Basically all of the coordinate logic is contained within the SVG creation
code, as opposed to the postscript code (where all the creation code
has to do is specify row, column and color of common things).
They both use the same scale for the grid, but have slightly different font
properties and thus are somewhat customized.


Display options:

Candidates
For each cell, this shows the list of possible digits that could be placed
here (or more clearly, have not been logically eliminated from
consideration). This is necessary for most of the more advanced solving
techniques, and is thus required if patterns are displayed.

Patterns
This displays for each step in the solution what technique was used to
reduce the puzzle. They are graphically described above.

Keys
These are central to generating sudoku grids. By starting with a completed
grid, one can remove digits until the puzzle is no longer solvable. By knowing
which patterns people will use, and what digits these patterns depend on
most, a Sudoku generator can create different difficulties of puzzles, and even
create puzzles which depend on a certain type of technique. They are displayed
by outlines. Deep red means only this digit's removal is necessary, while
lighter red or pink means that one or two extra digits would have to be
removed with this digit to get rid of the pattern.

Font
The postscript output is designed to use a variety of fonts. The
"Adobe 35" fonts should be available.


Example use:
./sudosolve --postscript --patterns --candidates --prefix output/ptest_c --font=Helvetica < puzzles/gr23xwing
	(assuming puzzles/gr23xwing is in the dot-format) (will write to output/ptest_c.ps)




Other (not directly related) programs:

gui2 (currently in the heavy development way-pre-alpha) is a Cairo-based gui
(which takes commands very similar to postscript) which was used since I saw
it was used in firefox. It has a fairly large number of commands all bound
to keys. gui2 just reads in the same dot format from standard input.
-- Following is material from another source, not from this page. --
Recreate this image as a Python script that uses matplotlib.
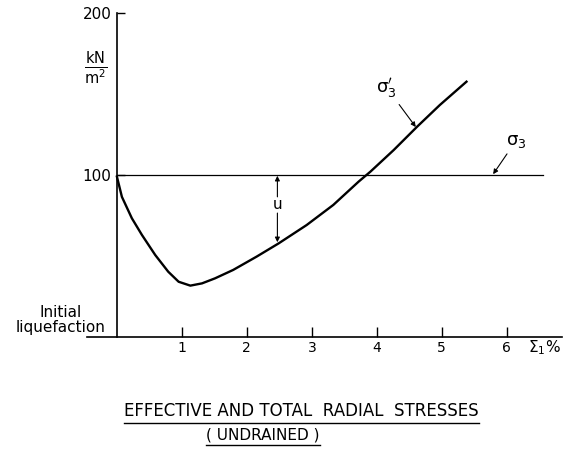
import matplotlib
matplotlib.use("Agg")
import matplotlib.pyplot as plt
from matplotlib.lines import Line2D

# axial strain (%) and effective radial stress (kN/m2)
strain = [0.0, 0.077, 0.23, 0.385, 0.59, 0.79, 0.95, 1.13, 1.31, 1.51, 1.79,
          2.15, 2.49, 2.92, 3.33, 3.72, 3.9, 4.26, 4.62, 4.97, 5.38]
sigma3_eff = [99, 86.5, 73.3, 63, 50.6, 40.3, 34.1, 31.7, 33.1, 36.2, 41.4,
              49.6, 57.8, 69.1, 81.5, 95.9, 102, 115.4, 129.8, 143.2, 157.6]

# total radial stress (constant cell pressure)
total_strain = [0.0, 6.56]
sigma3_tot = [100, 100]

x_ticks = [1, 2, 3, 4, 5, 6]
y_ticks = [100, 200]

plt.rcParams["font.family"] = "DejaVu Sans"
plt.rcParams["mathtext.fontset"] = "dejavusans"

fig = plt.figure(figsize=(5.77, 4.51), dpi=100)
ax = fig.add_axes([0.1508, 0.2528, 0.8232, 0.7184])
ax.set_xlim(-0.46, 6.85)
ax.set_ylim(0, 200)

for s in ["top", "right"]:
    ax.spines[s].set_visible(False)
ax.spines["left"].set_position(("data", 0))
ax.spines["left"].set_linewidth(1.2)
ax.spines["bottom"].set_linewidth(1.2)

ax.set_xticks(x_ticks)
ax.set_xticklabels([str(t) for t in x_ticks], fontsize=10)
ax.set_yticks(y_ticks)
ax.set_yticklabels([str(t) for t in y_ticks], fontsize=11)
ax.tick_params(axis="x", direction="in", length=7, width=1, pad=3)
ax.tick_params(axis="y", direction="in", length=6, width=1, pad=4)

ax.plot(total_strain, sigma3_tot, color="black", linewidth=0.9, clip_on=False)
ax.plot(strain, sigma3_eff, color="black", linewidth=1.7, clip_on=False,
        solid_joinstyle="round")

arrow = dict(arrowstyle="-|>", color="black", lw=0.8, mutation_scale=7,
             shrinkA=0, shrinkB=0)
# pore pressure u between the two curves
ax.annotate("", xy=(2.47, 99.5), xytext=(2.47, 86.5), arrowprops=arrow)
ax.annotate("", xy=(2.47, 58.5), xytext=(2.47, 76.5), arrowprops=arrow)
ax.text(2.47, 81.5, "u", ha="center", va="center", fontsize=11)

# curve labels with leaders
ax.annotate("σ$_3'$", xy=(4.6, 129.6), xytext=(4.15, 154),
            ha="center", va="center", fontsize=13,
            arrowprops=dict(arrow, shrinkA=2))
ax.annotate("σ$_3$", xy=(5.79, 100.5), xytext=(6.14, 121),
            ha="center", va="center", fontsize=13,
            arrowprops=dict(arrow, shrinkA=1))

# axis labels
ax.text(-0.33, 166, r"$\frac{\mathrm{kN}}{\mathrm{m}^2}$", ha="center",
        va="center", fontsize=15)
ax.text(-0.18, 10.5, "Initial\nliquefaction", ha="right", va="center",
        multialignment="center", fontsize=11, linespacing=1.0)
ax.text(6.58, -6.3, r"$\Sigma_1$%", ha="center", va="center", fontsize=11,
        clip_on=False)

# underlined caption
t1 = fig.text(0.5225, 1 - 411.5 / 451, "EFFECTIVE AND TOTAL  RADIAL  STRESSES",
              ha="center", va="center", fontsize=12)
t2 = fig.text(0.456, 1 - 435 / 451, "( UNDRAINED )", ha="center", va="center",
              fontsize=11)
fig.canvas.draw()
r = fig.canvas.get_renderer()
for t in (t1, t2):
    bb = t.get_window_extent(r).transformed(fig.transFigure.inverted())
    fig.add_artist(Line2D([bb.x0, bb.x1], [bb.y0 - 0.006, bb.y0 - 0.006],
                          color="black", linewidth=1.0,
                          transform=fig.transFigure))

fig.savefig("out.png", dpi=100)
NOTE: "make gui2", and you NEED the cairomm library to compile.

Here is a list of key bindings:
1 through 9: if candidates are being displayed, display ONLY the candidates whose
	number keys are being pressed down
right key/mouse wheel down: view next pattern
left key/mouse wheel up: view previous pattern
a: apply a pattern (remove candidates, etc)
c: toggle whether candidates are shown
C: permute the puzzle into "canonical" form (ie an equivalent puzzle mathematically
	that has the lowest lexicographic value)
f: fully solve with my logic-based steps (all steps will be undo-able)
F: toggle showing the backtracked/dancing links solved solution. (brute force)
G: generate a random complete grid (NOTE: biased)
k: toggle whether keys are shown
l: toggle whether links are shown (conjugate pairs, discussed in simple coloring)
o: output (standard output) the dot format for the current grid
O: output (standard output) a custom hex-based candidate format (not used yet)
p: randomly permute the grid to a mathematically equivalent puzzle
s: next pattern
r: naively generate a random grid
u: undo last step (works for most any steps)
U: FULL undo, back to the start

MORE IMPORTANT mouse controls:
if candidates are NOT shown:
	clicking on a square highlights it. Typing a digit puts the digit in that square
if candidates ARE shown:
	left click a candidate to make it the cell's digit
	right click a candidate to eliminate it
either:
	mouse wheel scrolls through detected patterns

It will not allow you to make a wrong move if the puzzle has a unique solution.